The cost of delay often exceeds the cost of imperfect fit.

4. Total Cost of Ownership Is Lower

Calculate real costs:

Building:

  • Initial development time
  • Ongoing maintenance (budget 20-30% of initial build, annually)
  • Opportunity cost of engineers not working on product
  • On-call burden
  • Documentation and training
  • Risk of bugs and outages

Buying:

  • License/subscription fees
  • Integration cost
  • Training
  • Vendor lock-in risk
  • Feature gaps requiring workarounds

Often, buying is cheaper even when the sticker price looks high.

The Hybrid Path

Sometimes the answer is neither pure build nor pure buy:

Buy and customize. Start with a vendor, build custom pieces on top.
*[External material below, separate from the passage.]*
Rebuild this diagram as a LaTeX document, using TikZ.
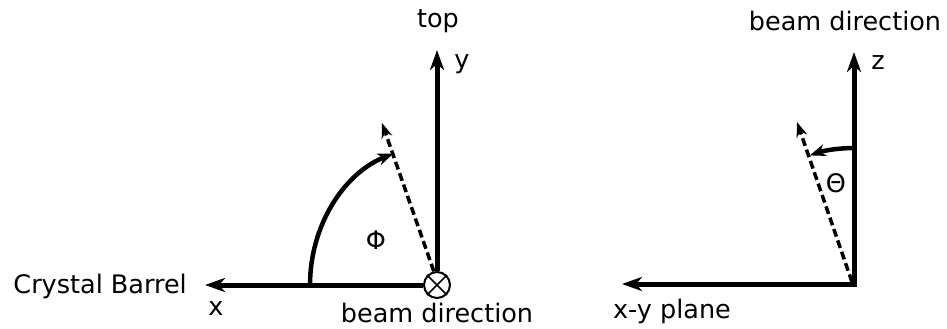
\documentclass[tikz,border=0pt]{standalone}
\usepackage{fontspec}
\setmainfont{DejaVu Sans}
\usetikzlibrary{arrows.meta, positioning}

\begin{document}
\begin{tikzpicture}[x=1pt, y=-1pt,
  axis/.style={-{Stealth[length=20pt, width=14pt, inset=6pt]}, line width=5pt},
  dir/.style={-{Stealth[length=15pt, width=11pt, inset=5pt]}, line width=3.5pt,
    dash pattern=on 8pt off 4pt},
  angarc/.style={-{Stealth[length=16pt, width=12pt, inset=5pt]}, line width=4.5pt},
  lbl/.style={font=\fontsize{25.5}{30}\selectfont, inner sep=0pt}
]
\useasboundingbox (0,0) rectangle (947,329);

% Left: x-y plane seen along the beam
\node[circle, draw, line width=2pt, minimum size=26pt, inner sep=0pt, fill=white] (beamL) at (437,285) {};
\draw[line width=1.5pt] (beamL.45) -- (beamL.225) (beamL.135) -- (beamL.315);
\coordinate (xtip) at (205,285);
\coordinate (ytip) at (437,50);
\coordinate (phitip) at (382,123);
\coordinate (phistart) at (310,285);
\draw[axis] (beamL.west) -- (xtip);
\draw[axis] (beamL.north) -- (ytip);
\draw[dir] (beamL.103) -- (phitip);
\draw[angarc] (phistart) arc[start angle=180, end angle=250, x radius=127, y radius=140];

\node[lbl, anchor=base east] (barrel) at (187,293) {Crystal Barrel};
\node[lbl, anchor=base] (xlbl) at (216,315) {x};
\node[lbl, anchor=base] (ylbl) at (462,68) {y};
\node[lbl, anchor=base] (toplbl) at (438,28) {top};
\node[lbl, anchor=base] (beamlblL) at (437,322) {beam direction};
\node[lbl] (philbl) at (376,240) {Φ};

% Right: beam axis and polar angle
\coordinate (orig) at (854,284);
\coordinate (ztip) at (854,52);
\coordinate (xytip) at (622,284);
\coordinate (thetatip) at (797,122);
\draw[axis] (orig) -- (ztip);
\draw[axis] (orig) -- (xytip);
\draw[line width=5pt] (851.5,284) -- (856.5,284);
\draw[dir] (852,282) -- (thetatip);
\draw[angarc] (854,148) arc[start angle=270, end angle=251, radius=136];

\node[lbl, anchor=base] (zlbl) at (878,70) {z};
\node[lbl, anchor=base] (beamlblR) at (845,31) {beam direction};
\node[lbl, anchor=base] (xylbl) at (672,318) {x-y plane};
\node[lbl] (thetalbl) at (836,183) {Θ};
\end{tikzpicture}
\end{document}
Open source and host. Get the software free, pay for hosting/ops.

Build the glue. Buy commodities, build the integration layer.

This is often the best approach. Use existing solutions where possible, build only the pieces that truly differentiate.

My Decision Framework

For any build vs buy decision:

  1. Is this core to our competitive advantage? If yes, lean build. If no, lean buy.

  2. Does a good solution exist? Actually evaluate. Talk to vendors. Try free trials.

  3. What's the real cost of each? Including maintenance, opportunity cost, risk.

  4. What's the timeline pressure? If urgent, buy.

  5. What's the team's expertise? Don't build what you don't know.

  6. What's the vendor risk? Stability, lock-in, pricing power.

Score each option. The right answer usually becomes clear.

Common Mistakes

Engineers want to build everything. It's more fun. It's more interesting. But it's often not the right business decision.

Underestimating maintenance. Building seems cheap until you're maintaining it for years.

Overestimating uniqueness. "Our needs are special" is usually wrong.

Ignoring vendor risk. That startup with the great product might not exist next year.

Not calculating opportunity cost. What else could those engineers be doing?

The Conversation

When someone proposes building something, I ask:

  1. What existing solutions did you evaluate?
  2. Why don't they work?
  3. What's the initial build cost?
  4. What's the ongoing maintenance cost?
  5. Who will own this long-term?
  6. What's the opportunity cost?

If they can answer all of these compellingly, build. Otherwise, buy.


Building is seductive. There's satisfaction in crafting your own solution. But for most problems, someone else has already solved it better than you will. Use their work. Save your building energy for what truly matters.